Citigroup banker faces 30 years in jail after admitting $22m fraud
Thursday, 8 September 2011
Former Citigroup banker Gary Foster has pleaded guilty to embezzling $22m (£14m) from the bank, money he spent on a lavish lifestyle of fast cars and fancy apartments. He faces up to 30 years in jail. The 12-year Citigroup veteran spent hundreds of thousands on cars including a Ferrari and a Maserati Gran Turismo, even though he is legally blind and was unable to drive them. He hired a chauffeur. Foster, 35, was arrested in June at John F Kennedy Airport as he was getting off a flight from Bangkok. He had quit the bank in January before Citi had uncovered his scheme. A former treasury finance department executive, Foster earned $100,000 a year managing internal investments at the bank. Prosecutors said his scheme began in September 2003 and continued into 2011. He wired the money from internal Citi accounts into his personal bank account and covered up his tracks by assigning phony contract or deal numbers to the transfers to make them appear bona fide. According to prosecutors, between July and December 2010, he moved around $14.4m from Citigroup's debt adjustment account and $900,000 from the bank's interest expense account to his personal account in eight separate wire transfers. In a single transfer, on 8 November, he is alleged to have wired himself $3.9m.

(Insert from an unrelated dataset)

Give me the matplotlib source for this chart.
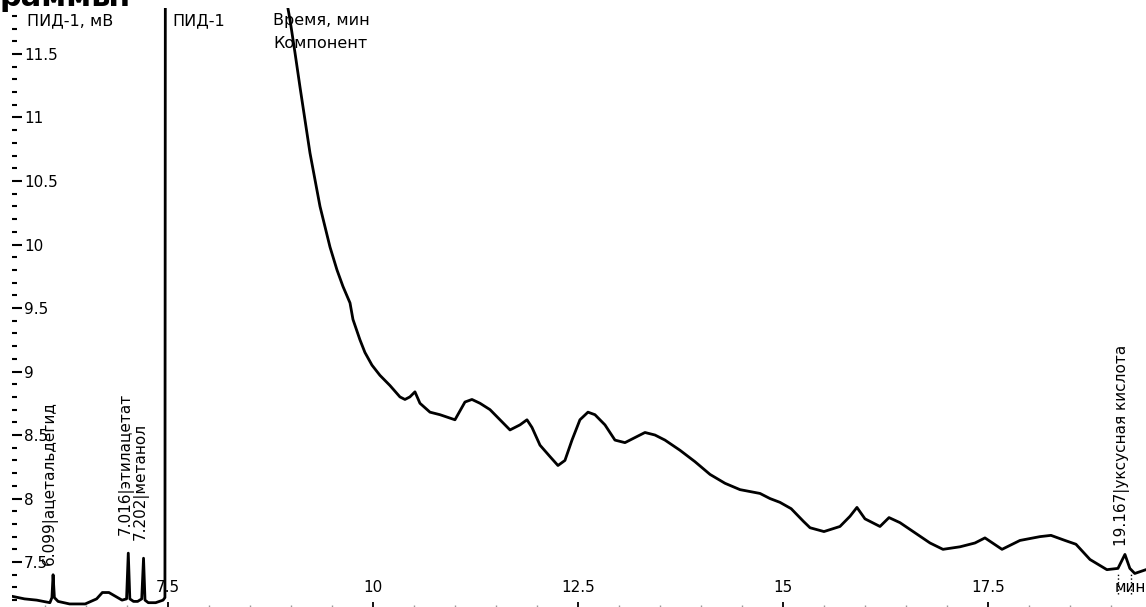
import matplotlib.pyplot as plt
from matplotlib.ticker import MultipleLocator, FuncFormatter
from matplotlib.transforms import offset_copy

plt.rcParams['font.family'] = ['DejaVu Sans']

# хроматограмма ПИД-1, время (мин) и сигнал (мВ)
time = [5.60, 5.75, 5.90, 6.06, 6.085, 6.099, 6.115, 6.16, 6.30, 6.49,
        6.63, 6.70, 6.78, 6.86, 6.94, 6.995, 7.016, 7.035, 7.08, 7.13,
        7.18, 7.202, 7.22, 7.26, 7.35, 7.44, 7.463, 7.47, 8.90,
        8.963, 8.988, 9.049, 9.110, 9.171, 9.232, 9.293, 9.354, 9.415, 9.476,
        9.561, 9.634, 9.720, 9.756, 9.841, 9.902, 9.988, 10.085, 10.207, 10.329,
        10.39, 10.45, 10.512, 10.573, 10.695, 10.817, 11.0, 11.122, 11.207, 11.305,
        11.427, 11.549, 11.671, 11.793, 11.878, 11.939, 12.037, 12.159, 12.256, 12.341,
        12.427, 12.524, 12.622, 12.707, 12.829, 12.951, 13.073, 13.195, 13.317, 13.439,
        13.561, 13.744, 13.927, 14.110, 14.293, 14.476, 14.72, 14.841, 14.963, 15.10,
        15.25, 15.33, 15.5, 15.695, 15.817, 15.902, 16.0, 16.183, 16.293, 16.427,
        16.61, 16.793, 16.951, 17.159, 17.341, 17.463, 17.671, 17.89, 18.134, 18.268,
        18.439, 18.573, 18.744, 18.95, 19.085, 19.17, 19.23, 19.29, 19.427]
signal = [7.23, 7.21, 7.20, 7.18, 7.22, 7.40, 7.22, 7.19, 7.17, 7.17,
          7.21, 7.26, 7.26, 7.23, 7.20, 7.21, 7.57, 7.21, 7.19, 7.19,
          7.21, 7.53, 7.20, 7.18, 7.18, 7.20, 7.22, 14.0, 14.0,
          11.86, 11.77, 11.51, 11.24, 10.98, 10.72, 10.51, 10.30, 10.14, 9.98,
          9.80, 9.67, 9.54, 9.41, 9.25, 9.15, 9.05, 8.97, 8.89, 8.80,
          8.78, 8.80, 8.84, 8.75, 8.68, 8.66, 8.62, 8.76, 8.78, 8.75,
          8.70, 8.62, 8.54, 8.58, 8.62, 8.56, 8.42, 8.33, 8.26, 8.30,
          8.46, 8.62, 8.68, 8.66, 8.58, 8.46, 8.44, 8.48, 8.52, 8.50,
          8.46, 8.38, 8.29, 8.19, 8.12, 8.07, 8.04, 8.00, 7.97, 7.92,
          7.82, 7.77, 7.74, 7.78, 7.86, 7.93, 7.84, 7.78, 7.85, 7.81,
          7.73, 7.65, 7.60, 7.62, 7.65, 7.69, 7.60, 7.67, 7.70, 7.71,
          7.67, 7.64, 7.52, 7.44, 7.45, 7.56, 7.45, 7.41, 7.44]

peak_times = [6.099, 7.016, 7.202, 19.167]
peak_names = ['ацетальдегид', 'этилацетат', 'метанол', 'уксусная кислота']
peak_label_y = [7.48, 7.71, 7.67, 7.63]
peak_borders = [19.08, 19.24]

fig = plt.figure(figsize=(11.46, 6.07), dpi=100)
ax = fig.add_axes([12 / 1146, 0, 1134 / 1146, 599 / 607])
ax.plot(time, signal, color='black', lw=2.0)
ax.vlines(peak_borders, 7.25, 7.42, colors='black', linestyles=':', lw=1)

ax.set_xlim(5.598, 19.427)
ax.set_ylim(7.146, 11.862)
for s in ax.spines.values():
    s.set_visible(False)

fmt = FuncFormatter(lambda v, p: f'{v:g}')
ax.xaxis.set_major_locator(MultipleLocator(2.5))
ax.xaxis.set_minor_locator(MultipleLocator(0.5))
ax.yaxis.set_major_locator(MultipleLocator(0.5))
ax.yaxis.set_minor_locator(MultipleLocator(0.1))
ax.xaxis.set_major_formatter(fmt)
ax.yaxis.set_major_formatter(fmt)

ax.tick_params(axis='y', which='major', direction='in', length=7.5, width=1.5, pad=-8.6, labelsize=11)
ax.tick_params(axis='y', which='minor', direction='in', length=3.8, width=1.5)
ax.tick_params(axis='x', which='major', direction='in', length=3.6, width=1.3, pad=-8.6, labelsize=11)
ax.tick_params(axis='x', which='minor', direction='in', length=1.5, width=1, color='#999999')
plt.setp(ax.get_yticklabels(), ha='left')
plt.setp(ax.get_xticklabels(), va='bottom')

shift = offset_copy(ax.transData, fig=fig, x=-3, y=0, units='dots')
for t, name, y in zip(peak_times, peak_names, peak_label_y):
    ax.text(t, y, f'{t:.3f}|{name}', rotation=90, ha='center', va='bottom',
            fontsize=11, transform=shift)

ax.text(1.0, 12 / 599, 'мин', transform=ax.transAxes, ha='right', va='bottom', fontsize=11)

fig.text(27 / 1146, 1 - 21 / 607, 'ПИД-1, мВ', va='center', fontsize=11.5)
fig.text(172 / 1146, 1 - 21 / 607, 'ПИД-1', va='center', fontsize=11.5)
fig.text(273 / 1146, 1 - 21 / 607, 'Время, мин', va='center', fontsize=11.5)
fig.text(273 / 1146, 1 - 44 / 607, 'Компонент', va='center', fontsize=11.5)
fig.text(0.0, 1 - 6 / 607, 'раммы:', va='baseline', ha='left', fontsize=22, fontweight='bold')

plt.savefig('out.png', dpi=100)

The US Attorney's Office in Brooklyn has already seized $16m in assets including his cars, an exclusive apartment in Manhattan's Rockefeller Centre, an apartment in Brooklyn and mansion in Englewood Cliffs, New Jersey. "The defendant violated his employer's trust and stole a stunning amount of money over an extended period of time to finance his personal lifestyle," said US attorney Loretta Lynch. "We will vigorously investigate and prosecute such conduct and seek to recover as much of the proceeds as possible."